Setting the stage for quasars
An international team of astronomers has discovered a cosmic version of the Wonder Years, a period more than 10 billion years ago when bright adolescent galaxies and their central black holes underwent a phenomenal growth spurt.
During this period, gas in these galaxies formed into stars at a rate of about one per day, or 100 times the present rate in the Milky Way, the team reported last week in the journal Nature. Supermassive black holes inside the galaxies also grew at a similarly rapid rate.
These concurrent growth spurts may have set the stage for the birth of quasars, the distant galaxies with the largest and most active black holes in the universe.
The team included Niel Brandt of Penn State University and was headed by a former member of Brandt's lab, David Alexander of the University of Cambridge. The Keck Observatory and the James Clerk Maxwell Telescope, both in Hawaii, and the orbiting Chandra X-ray Observatory were used to study the universe in optical, submillimeter and X-ray wavelengths.
Plasticized humans
Unlike the boy in the movie "The Sixth Sense," you won't need any special powers of perception to see dead people this spring and summer. All you'll need is an admission ticket to the Great Lakes Science Center in Cleveland.
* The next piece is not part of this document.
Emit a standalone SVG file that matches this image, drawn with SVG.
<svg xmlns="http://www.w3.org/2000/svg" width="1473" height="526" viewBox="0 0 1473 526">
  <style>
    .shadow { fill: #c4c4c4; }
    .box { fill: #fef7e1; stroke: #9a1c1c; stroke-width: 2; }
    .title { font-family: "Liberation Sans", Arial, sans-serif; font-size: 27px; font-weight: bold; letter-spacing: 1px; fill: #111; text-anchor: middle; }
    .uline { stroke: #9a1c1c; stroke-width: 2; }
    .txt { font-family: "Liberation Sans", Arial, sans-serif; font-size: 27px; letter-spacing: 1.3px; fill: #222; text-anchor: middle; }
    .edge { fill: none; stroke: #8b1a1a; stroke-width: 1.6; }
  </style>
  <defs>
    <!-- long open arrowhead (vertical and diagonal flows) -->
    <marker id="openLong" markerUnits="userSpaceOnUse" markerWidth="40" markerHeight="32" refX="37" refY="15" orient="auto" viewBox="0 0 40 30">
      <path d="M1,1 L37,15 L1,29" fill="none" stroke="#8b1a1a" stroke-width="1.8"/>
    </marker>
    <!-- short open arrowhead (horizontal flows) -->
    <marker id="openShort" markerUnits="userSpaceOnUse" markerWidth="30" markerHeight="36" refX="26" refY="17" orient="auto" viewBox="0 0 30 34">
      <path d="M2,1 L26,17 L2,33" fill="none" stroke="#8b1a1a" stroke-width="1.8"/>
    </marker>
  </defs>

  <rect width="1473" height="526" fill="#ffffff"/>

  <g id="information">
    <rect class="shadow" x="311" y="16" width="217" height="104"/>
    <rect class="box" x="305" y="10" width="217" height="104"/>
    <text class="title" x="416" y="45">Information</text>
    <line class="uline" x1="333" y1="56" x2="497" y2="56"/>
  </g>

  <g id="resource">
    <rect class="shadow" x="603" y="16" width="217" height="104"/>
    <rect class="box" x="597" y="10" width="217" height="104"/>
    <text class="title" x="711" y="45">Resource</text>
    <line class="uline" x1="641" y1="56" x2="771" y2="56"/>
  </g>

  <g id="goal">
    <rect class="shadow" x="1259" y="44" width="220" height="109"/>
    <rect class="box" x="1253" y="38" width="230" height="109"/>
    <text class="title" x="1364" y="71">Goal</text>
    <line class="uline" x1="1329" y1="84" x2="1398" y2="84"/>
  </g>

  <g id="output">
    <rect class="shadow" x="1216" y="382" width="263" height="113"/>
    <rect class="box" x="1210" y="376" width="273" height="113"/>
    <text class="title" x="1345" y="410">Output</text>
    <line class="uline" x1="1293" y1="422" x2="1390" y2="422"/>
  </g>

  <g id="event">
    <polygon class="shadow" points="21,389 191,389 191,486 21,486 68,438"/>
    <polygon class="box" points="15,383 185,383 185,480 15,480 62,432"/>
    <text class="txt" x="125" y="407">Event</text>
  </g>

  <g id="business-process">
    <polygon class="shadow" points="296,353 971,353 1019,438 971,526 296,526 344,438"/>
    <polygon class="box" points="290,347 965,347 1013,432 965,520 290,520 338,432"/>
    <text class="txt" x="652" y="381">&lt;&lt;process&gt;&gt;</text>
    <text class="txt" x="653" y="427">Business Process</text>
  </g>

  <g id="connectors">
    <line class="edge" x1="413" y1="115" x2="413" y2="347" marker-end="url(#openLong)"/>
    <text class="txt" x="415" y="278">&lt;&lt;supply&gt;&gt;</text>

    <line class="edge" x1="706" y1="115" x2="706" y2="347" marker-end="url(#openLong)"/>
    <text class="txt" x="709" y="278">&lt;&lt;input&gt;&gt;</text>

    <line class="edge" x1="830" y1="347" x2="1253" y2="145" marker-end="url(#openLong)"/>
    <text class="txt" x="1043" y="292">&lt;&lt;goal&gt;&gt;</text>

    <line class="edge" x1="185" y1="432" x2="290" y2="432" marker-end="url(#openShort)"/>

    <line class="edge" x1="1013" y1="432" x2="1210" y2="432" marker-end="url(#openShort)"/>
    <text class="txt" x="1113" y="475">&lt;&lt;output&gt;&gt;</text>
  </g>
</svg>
More than 200 authentic human specimens, including 20 whole bodies, are part of Body Worlds 2, an exhibit on anatomy, physiology and health that opened this weekend and will run through Sept. 18. The bodies have been preserved with special plastics that replace natural fluids ---- a technique called plastination developed at the University of Heidelberg by Dr. Gunther van Hagens.
For information, contact the science center at 1-216-694-2000 or at its Web site, www.GreatScience.com.
Stars come out for party
Saturday is National Astronomy Day, but members of the Amateur Astronomers Association of Pittsburgh won't make you wait that long -- they will host public star parties on both Friday and Saturday nights.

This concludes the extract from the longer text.